[Start GIVEN RECORDS]

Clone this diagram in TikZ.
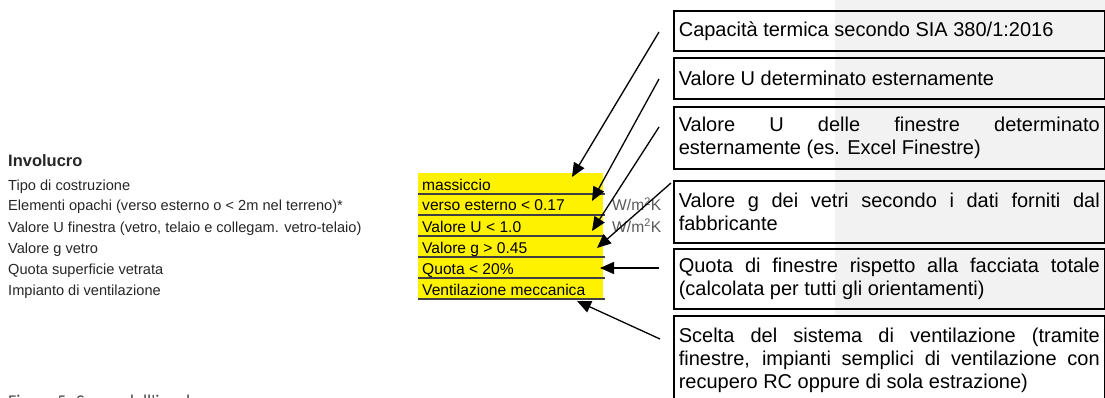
\documentclass[tikz,border=0pt]{standalone}
\usepackage{fontspec}
\setmainfont{Liberation Sans}
\newfontfamily\capfont{Carlito}
\usetikzlibrary{arrows.meta,calc}
\begin{document}
\begin{tikzpicture}[x=1pt,y=-1pt,
  lbl/.style={anchor=base west,inner sep=0pt,font=\fontsize{14.6}{17}\selectfont,text=black!85},
  cell/.style={anchor=base west,inner sep=0pt,font=\fontsize{15.6}{18}\selectfont,text=black},
  unit/.style={anchor=base west,inner sep=0pt,font=\fontsize{15.6}{18}\selectfont,text=black!65},
  infobox/.style={draw=black,line width=1.6pt,anchor=north west,text width=421pt,inner xsep=5pt,inner ysep=3pt,align=justify,font=\fontsize{20}{23}\selectfont},
  sep/.style={draw=black!75,line width=1.8pt},
  pointer/.style={draw=black,line width=1.3pt,-{Triangle[length=14pt,width=12pt]}}
]
\useasboundingbox (0,0) rectangle (1105,398);
\fill[black!5] (835,0) rectangle (1105,317);

% left labels
\node[lbl,font=\fontsize{16.5}{19}\selectfont\bfseries] (head) at (8,167) {Involucro};
\node[lbl] (l1) at (8,190) {Tipo di costruzione};
\node[lbl] (l2) at (8,211) {Elementi opachi (verso esterno o < 2m nel terreno)*};
\node[lbl] (l3) at (8,232) {Valore U finestra (vetro, telaio e collegam. vetro-telaio)};
\node[lbl] (l4) at (8,253) {Valore g vetro};
\node[lbl] (l5) at (8,274) {Quota superficie vetrata};
\node[lbl] (l6) at (8,295) {Impianto di ventilazione};

% yellow table
\fill[yellow] (418,173) rectangle (603,299);
\foreach \y in {194,215,236,257,278,299} \draw[sep] (418,\y) -- (605,\y);
\node[cell] (r1) at (422,190) {massiccio};
\node[cell] (r2) at (422,211) {verso esterno < 0.17};
\node[cell] (r3) at (422,232) {Valore U < 1.0};
\node[cell] (r4) at (422,253) {Valore g > 0.45};
\node[cell] (r5) at (422,274) {Quota < 20\%};
\node[cell] (r6) at (422,295) {Ventilazione meccanica};
\node[unit] (u1) at (612,211) {W/m\textsuperscript{2}K};
\node[unit] (u2) at (612,232) {W/m\textsuperscript{2}K};

% info boxes
\node[infobox,minimum height=40pt] (b1) at (673,10) {Capacità termica secondo SIA 380/1:2016};
\node[infobox,minimum height=41pt] (b2) at (673,57) {Valore U determinato esternamente};
\node[infobox,minimum height=62pt] (b3) at (673,106) {Valore U delle finestre determinato\linebreak esternamente (es. Excel Finestre)};
\node[infobox,minimum height=62pt] (b4) at (673,180) {Valore g dei vetri secondo i dati forniti dal\linebreak fabbricante};
\node[infobox,minimum height=60pt] (b5) at (673,248) {Quota di finestre rispetto alla facciata totale\linebreak (calcolata per tutti gli orientamenti)};
\node[infobox,minimum height=90pt] (b6) at (673,315) {Scelta del sistema di ventilazione (tramite\linebreak finestre, impianti semplici di ventilazione con\linebreak recupero RC oppure di sola estrazione)};

% arrow ends
\coordinate (s1) at (659,32);  \coordinate (t1) at (572,177);
\coordinate (s2) at (659,79);  \coordinate (t2) at (592,201);
\coordinate (s3) at (659,127); \coordinate (t3) at (592,231);
\coordinate (s4) at (671,183); \coordinate (t4) at (597,248);
\coordinate (s5) at (659,268); \coordinate (t5) at (600,268);
\coordinate (s6) at (660,339); \coordinate (t6) at (577,301);
\foreach \i in {1,...,6} \draw[pointer] (s\i) -- (t\i);

% caption (cut off at the bottom edge, as in the reference)
\node[anchor=base west,inner sep=0pt,font=\capfont\fontsize{18}{20}\selectfont,text=black!70] (cap) at (8,407) {Figura 5: Scopo dell'involucro};
\end{tikzpicture}
\end{document}
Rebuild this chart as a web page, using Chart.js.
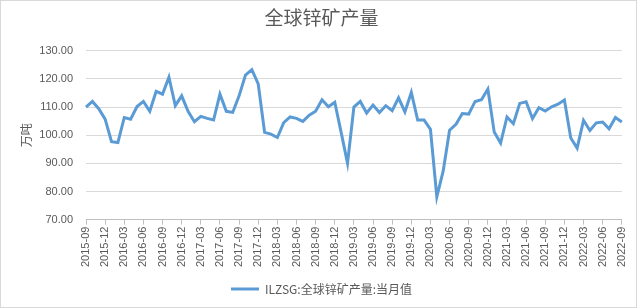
<!DOCTYPE html>
<html>
<head>
<meta charset="utf-8">
<script src="https://cdn.jsdelivr.net/npm/chart.js@4/dist/chart.umd.min.js"></script>
<style>
html,body{margin:0;padding:0;background:#fff;}
#wrap{width:637px;height:308px;position:relative;}
</style>
</head>
<body>
<div id="wrap"><canvas id="c" width="637" height="308"></canvas></div>
<script>
const startYear = 2015, startMonth = 9;
const values = [
 110, 112, 109.4, 105.7, 97.7, 97.4, 106.3, 105.7, 110.2, 112,
 108.5, 115.6, 114.6, 120.6, 110.5, 114, 108.5, 104.8, 106.7, 106,
 105.4, 114.6, 108.5, 108.1, 114, 121.4, 123.3, 118.2, 101, 100.4,
 99.2, 104.5, 106.5, 106, 104.9, 107.1, 108.5, 112.6, 110.1, 111.7,
 101, 90, 110, 112, 107.9, 110.7, 108.1, 110.5, 108.7, 113.3,
 108.3, 115.2, 105.4, 105.4, 102.1, 78.1, 87.3, 101.8, 103.9, 107.7,
 107.5, 112, 112.6, 116.4, 101.1, 97.2, 106.5, 104.1, 111.3, 111.9,
 105.9, 109.8, 108.6, 110.1, 111, 112.5, 99, 95.4, 105.3, 101.7,
 104.4, 104.7, 102.3, 106.3, 104.7
];
const categories = [];
for (let i = 0; i < values.length; i++) {
  const m0 = startMonth - 1 + i;
  const y = startYear + Math.floor(m0 / 12);
  const m = (m0 % 12) + 1;
  categories.push(y + '-' + (m < 10 ? '0' + m : m));
}
const yTicks = [70, 80, 90, 100, 110, 120, 130];
const seriesName = 'ILZSG:全球锌矿产量:当月值';
const titleText = '全球锌矿产量';
const yTitle = '万吨';

const FONT = "'Liberation Sans', Arial, 'Noto Sans CJK SC', sans-serif";
const CJK = "'Noto Sans CJK SC', 'Liberation Sans', sans-serif";
const GRAY = '#595959';

const borderPlugin = {
  id: 'outerBorder',
  afterDraw(chart) {
    const ctx = chart.ctx;
    ctx.save();
    ctx.strokeStyle = '#d9d9d9';
    ctx.lineWidth = 1;
    ctx.strokeRect(0.5, 0.5, chart.width - 1, chart.height - 1);
    ctx.restore();
  }
};

new Chart(document.getElementById('c'), {
  type: 'line',
  data: {
    labels: categories,
    datasets: [{
      label: seriesName,
      data: values,
      borderColor: '#5b9bd5',
      backgroundColor: '#5b9bd5',
      borderWidth: 3,
      pointRadius: 0,
      tension: 0,
      fill: false
    }]
  },
  plugins: [borderPlugin],
  options: {
    responsive: false,
    animation: false,
    devicePixelRatio: 1,
    layout: { padding: { left: 19, right: 13, top: 5, bottom: 3 } },
    plugins: {
      title: {
        display: true,
        text: titleText,
        color: GRAY,
        font: { family: CJK, size: 19, weight: 'normal' },
        padding: { top: 1, bottom: 22 }
      },
      legend: {
        position: 'bottom',
        labels: {
          color: GRAY,
          font: { family: CJK, size: 12 },
          boxWidth: 28,
          boxHeight: 3,
          padding: 6,
          generateLabels(chart) {
            return chart.data.datasets.map((ds, i) => ({
              text: ds.label,
              fillStyle: ds.borderColor,
              strokeStyle: ds.borderColor,
              lineWidth: 0,
              fontColor: GRAY,
              hidden: false,
              datasetIndex: i
            }));
          }
        }
      },
      tooltip: { enabled: false }
    },
    scales: {
      x: {
        offset: false,
        border: { display: true, color: '#bfbfbf' },
        grid: {
          drawOnChartArea: false,
          drawTicks: true,
          tickLength: 5,
          color: (ctx) => (ctx.index % 3 === 0 ? '#bfbfbf' : 'rgba(0,0,0,0)')
        },
        ticks: {
          autoSkip: false,
          maxRotation: 90,
          minRotation: 90,
          color: GRAY,
          padding: 2,
          font: { family: FONT, size: 11 },
          callback: function (val, idx) { return idx % 3 === 0 ? categories[idx] : ''; }
        },
        afterFit(scale) { scale.height += 8; }
      },
      y: {
        min: yTicks[0],
        max: yTicks[yTicks.length - 1],
        border: { display: false },
        grid: { color: '#d9d9d9', drawTicks: false },
        afterBuildTicks(axis) { axis.ticks = yTicks.map(v => ({ value: v })); },
        afterFit(scale) { scale.width = 67; },
        ticks: {
          color: GRAY,
          padding: 13,
          font: { family: FONT, size: 11 },
          callback: (v) => Number(v).toFixed(2)
        },
        title: {
          display: true,
          text: yTitle,
          color: GRAY,
          font: { family: CJK, size: 12 },
          padding: { top: 0, bottom: 4 }
        }
      }
    }
  }
});
</script>
</body>
</html>
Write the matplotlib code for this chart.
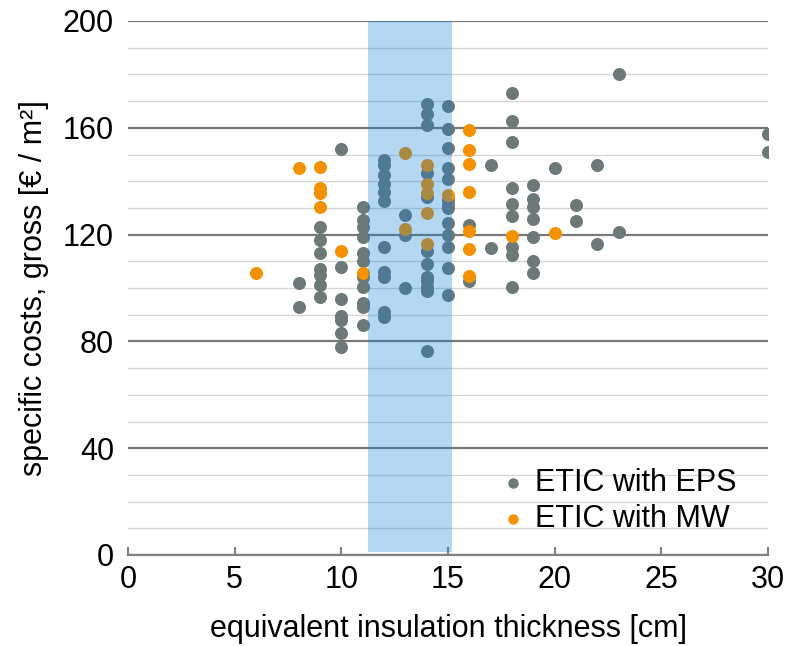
"""
Specific gross costs of ETIC systems vs. equivalent insulation thickness.
"""

import matplotlib
matplotlib.use('Agg')
import matplotlib.pyplot as plt
from matplotlib.ticker import MultipleLocator
from matplotlib.patches import Rectangle

# ---------------------------------------------------------------------------
# Data
# ---------------------------------------------------------------------------
eps_x = ([8] * 2 + [9] * 7 + [10] * 7 + [11] * 11 + [12] * 11 + [13] * 3
         + [14] * 12 + [15] * 13 + [16] * 2 + [17] * 2 + [18] * 9 + [19] * 7
         + [20] + [21] * 2 + [22] * 2 + [23] * 2 + [30] * 2)
eps_y = [102, 93,
         123, 118, 113, 107, 105, 101, 96.5,
         152, 108, 96, 89.5, 88, 83, 78,
         130.5, 125.5, 123, 119, 113, 110, 104, 100.5, 94.5, 93, 86,
         148, 146, 142.5, 139, 136, 132.5, 115.5, 106, 104, 91, 89,
         127.5, 120, 100,
         169, 165, 161, 143, 134, 114, 109, 104, 102.5, 100.5, 99, 76.5,
         168, 159.5, 152.5, 145, 141, 133, 131, 130, 124.5, 120, 115.5, 107.5, 97.5,
         123.5, 102.5,
         146, 115,
         173, 162.5, 154.5, 137.5, 131.5, 127, 115.5, 112.5, 100.5,
         138.5, 133.5, 130.5, 126, 119, 110, 105.5,
         145,
         131, 125,
         146, 116.5,
         180, 121,
         157.5, 151]

mw_x = ([6, 8] + [9] * 4 + [10, 11] + [13] * 2 + [14] * 5 + [15]
        + [16] * 7 + [18, 20])
mw_y = [105.5, 145,
        145.5, 137.5, 135.5, 130.5,
        114, 105.5,
        150.5, 122,
        146, 139, 135.5, 128, 116.5,
        135,
        159, 151.5, 146.5, 136, 121.5, 114.5, 104.5,
        119.5, 120.5]

# highlighted thickness range
band_x = (11.25, 15.2)
band_y = (1, 200)

EPS_COLOR = '#6d7878'
MW_COLOR = '#f39200'
FONT = 22

plt.rcParams['font.family'] = ['Liberation Sans', 'DejaVu Sans']

fig = plt.figure(figsize=(7.92, 6.46), dpi=100)
ax = fig.add_axes([128 / 792, 1 - 555 / 646, 640 / 792, 534 / 646])

ax.scatter(eps_x, eps_y, s=88, color=EPS_COLOR, linewidths=0, zorder=3,
           label='ETIC with EPS')
ax.scatter(mw_x, mw_y, s=88, color=MW_COLOR, linewidths=0, zorder=4,
           label='ETIC with MW')

ax.add_patch(Rectangle((band_x[0], band_y[0]), band_x[1] - band_x[0],
                       band_y[1] - band_y[0], facecolor='#0d7ed5',
                       alpha=0.31, edgecolor='none', zorder=5))

ax.set_xlim(0, 30)
ax.set_ylim(0, 200)

# grid
ax.yaxis.set_major_locator(MultipleLocator(40))
ax.yaxis.set_minor_locator(MultipleLocator(10))
ax.xaxis.set_major_locator(MultipleLocator(5))
ax.grid(axis='y', which='major', color='#787878', linewidth=1.6, zorder=1)
ax.grid(axis='y', which='minor', color='#d4d4d4', linewidth=0.9, zorder=1)
ax.set_axisbelow(True)

for side in ('left', 'right', 'top'):
    ax.spines[side].set_visible(False)
ax.spines['bottom'].set_color('#808080')
ax.spines['bottom'].set_linewidth(1.6)
ax.spines['bottom'].set_zorder(6)

ax.tick_params(axis='x', direction='in', length=6, width=1.5,
               color='#808080', labelsize=FONT, pad=7)
ax.tick_params(axis='y', which='both', length=0, labelsize=FONT, pad=10)

ax.set_xlabel('equivalent insulation thickness [cm]', fontsize=FONT, labelpad=14)
ax.set_ylabel('specific costs, gross [€ / m²]', fontsize=FONT, labelpad=10)

ax.legend(loc='center left', bbox_to_anchor=((498 - 128) / 640, (555 - 501) / 534),
          frameon=False, fontsize=FONT, markerscale=0.8, handlelength=1.0,
          handletextpad=0.22, labelspacing=0.2, borderpad=0, borderaxespad=0)

fig.savefig('out.png', dpi=100)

[End GIVEN RECORDS]

* **GOAL**
Scan the material above for the word "matplotlib". Copy each line where it occurs.

* **COMPLETED EXERCISE**
Write the matplotlib code for this chart.
import matplotlib
matplotlib.use('Agg')
import matplotlib.pyplot as plt
from matplotlib.ticker import MultipleLocator
from matplotlib.patches import Rectangle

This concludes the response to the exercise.